I'm not arguing against the specifics of Joyce's proposal. For one, I think it has evolved a bit over the campaign so I'm not sure of its current form. But more importantly, I oppose the non-aggression thing period, whatever the nuance. I opposed it well before Joyce contemplated entering the race, as you know.

My argument isn't against Joyce's proposal specifically, although obviously she is currently the most high-profile advocate of it. And I agree with some of the other parts of her vision, vision that is shared by a number of her fellow candidates.

Jae/Jennie said...

You made the same arguments I made to the Cullen side of our race, but much more eloquently. I'm going to steal your phrasing next time I have this argument, I think (and I'll credit you, though that probably won't win over the person I'm arguing with ;).

Dana said...

You're all essentially saying that as far as your concerned another Harper government is preferable to overcoming or overlooking your partisan differences and consigning him and his minions to history.

And I don't hate Harper nearly as much as I hate your narrow minded, self seeking, intransigent, blind, nation crippling partisanship.
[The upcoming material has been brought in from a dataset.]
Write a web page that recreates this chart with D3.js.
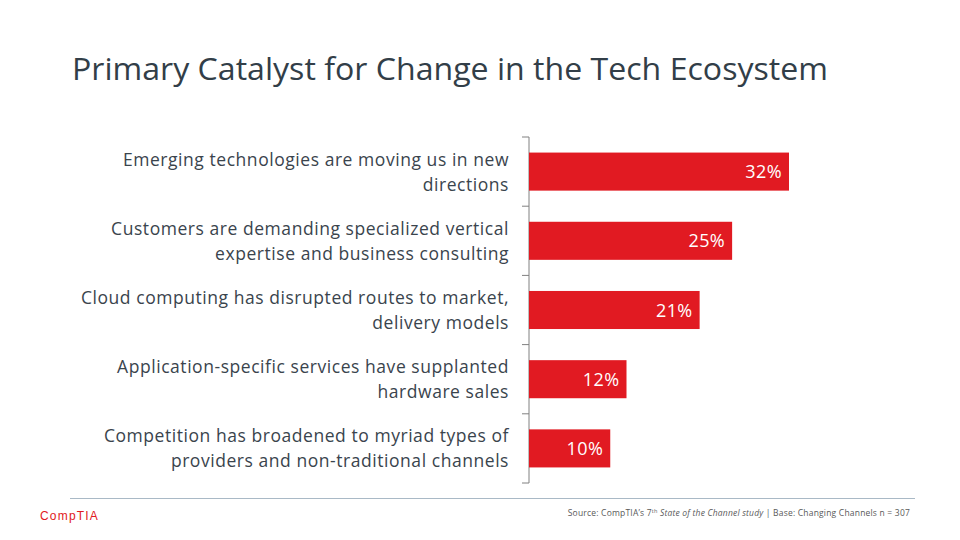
<!DOCTYPE html>
<html><head><meta charset="utf-8">
<script src="https://cdn.jsdelivr.net/npm/d3@7"></script>
<style>body{margin:0;background:#fff}svg{display:block}</style>
</head><body>
<script>
const categories = [
  ["Emerging technologies are moving us in new", "directions"],
  ["Customers are demanding specialized vertical", "expertise and business consulting"],
  ["Cloud computing has disrupted routes to market,", "delivery models"],
  ["Application-specific services have supplanted", "hardware sales"],
  ["Competition has broadened to myriad types of", "providers and non-traditional channels"]
];
const values = [0.32, 0.25, 0.21, 0.12, 0.10];
const title = "Primary Catalyst for Change in the Tech Ecosystem";

const W = 960, H = 540;
const svg = d3.select("body").append("svg").attr("width", W).attr("height", H);
const font = "'Open Sans', 'Noto Sans', sans-serif";

svg.append("text").attr("x", 72).attr("y", 80)
  .attr("font-family", font).attr("font-size", 31).attr("fill", "#323E48")
  .attr("textLength", 756).attr("lengthAdjust", "spacingAndGlyphs")
  .text(title);

const x0 = 529;
const x = d3.scaleLinear().domain([0, 0.32]).range([x0, 789]);
const idx = d3.range(categories.length);
const y = d3.scaleBand().domain(idx).range([137, 483]).paddingInner(0.45).paddingOuter(0.225);

// axis
svg.append("line").attr("x1", x0).attr("x2", x0).attr("y1", 137).attr("y2", 483)
  .attr("stroke", "#808080").attr("stroke-width", 1);
d3.range(categories.length + 1).forEach(i => {
  const yy = 137 + i * (346 / categories.length);
  svg.append("line").attr("x1", x0 - 7).attr("x2", x0).attr("y1", yy).attr("y2", yy)
    .attr("stroke", "#808080").attr("stroke-width", 1);
});

svg.selectAll("rect.bar").data(values).join("rect").attr("class", "bar")
  .attr("x", x0).attr("y", (d, i) => y(i)).attr("height", y.bandwidth())
  .attr("width", d => x(d) - x0).attr("fill", "#E11A22");

svg.selectAll("text.val").data(values).join("text").attr("class", "val")
  .attr("x", d => x(d) - 7).attr("y", (d, i) => y(i) + y.bandwidth() / 2 + 6.5)
  .attr("text-anchor", "end").attr("font-family", font).attr("font-size", 18)
  .attr("fill", "#fff").attr("letter-spacing", 0.4).text(d => Math.round(d * 100) + "%");

const lab = svg.selectAll("text.cat").data(categories).join("text").attr("class", "cat")
  .attr("text-anchor", "end").attr("font-family", font).attr("font-size", 17.5)
  .attr("letter-spacing", 0.55).attr("fill", "#3A444D");
lab.each(function(d, i) {
  const cy = y(i) + y.bandwidth() / 2;
  d3.select(this).selectAll("tspan").data(d).join("tspan")
    .attr("x", 509).attr("y", (t, j) => cy - 6 + j * 25).text(t => t);
});

// footer
svg.append("line").attr("x1", 70).attr("x2", 915).attr("y1", 498.5).attr("y2", 498.5)
  .attr("stroke", "#A9B9C6").attr("stroke-width", 1);
svg.append("text").attr("x", 40).attr("y", 520).attr("font-family", "'Liberation Sans', Arial, sans-serif")
  .attr("font-size", 12).attr("fill", "#E11A22").attr("letter-spacing", 1.2).text("CompTIA");
const src = svg.append("text").attr("x", 910).attr("y", 516).attr("text-anchor", "end")
  .attr("font-family", font).attr("font-size", 8.5).attr("fill", "#595959").attr("letter-spacing", 0.2);
src.append("tspan").text("Source: CompTIA\u2019s 7");
src.append("tspan").attr("font-size", 5.5).attr("dy", -3).text("th");
src.append("tspan").attr("dy", 3).attr("font-style", "italic").text(" State of the Channel study ");
src.append("tspan").text("| Base:  Changing Channels  n = 307");
</script>
</body></html>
So - in the immortal words of Harry Nilsson - fuck you.

Jeff said...


Am not.



Randy McDonald said...

What does the Liberal Party have to offer that's distinct from the NDP?

Anonymous said...

Wow, that Dana is a real creep. I can picture her lining all her enemies ( and I am betting that is a BIG lineup), and shooting them all down.
As far as the post goes, I agree largely.

Vancouverois said...

@Randy: The Liberal party offers Canadians the opportunity to vote for a more progressive agenda than that of the Conservatives, but without strengthening and supporting the ethnic nationalist Quebec separatist movement - which is what a vote for the NDP means.

Vancouverois said...

@Randy: The Liberal party offers Canadians the opportunity to vote for a more progressive agenda than that of the Conservatives, but without strengthening and supporting the ethnic nationalist Quebec separatist movement - which is what a vote for the NDP means.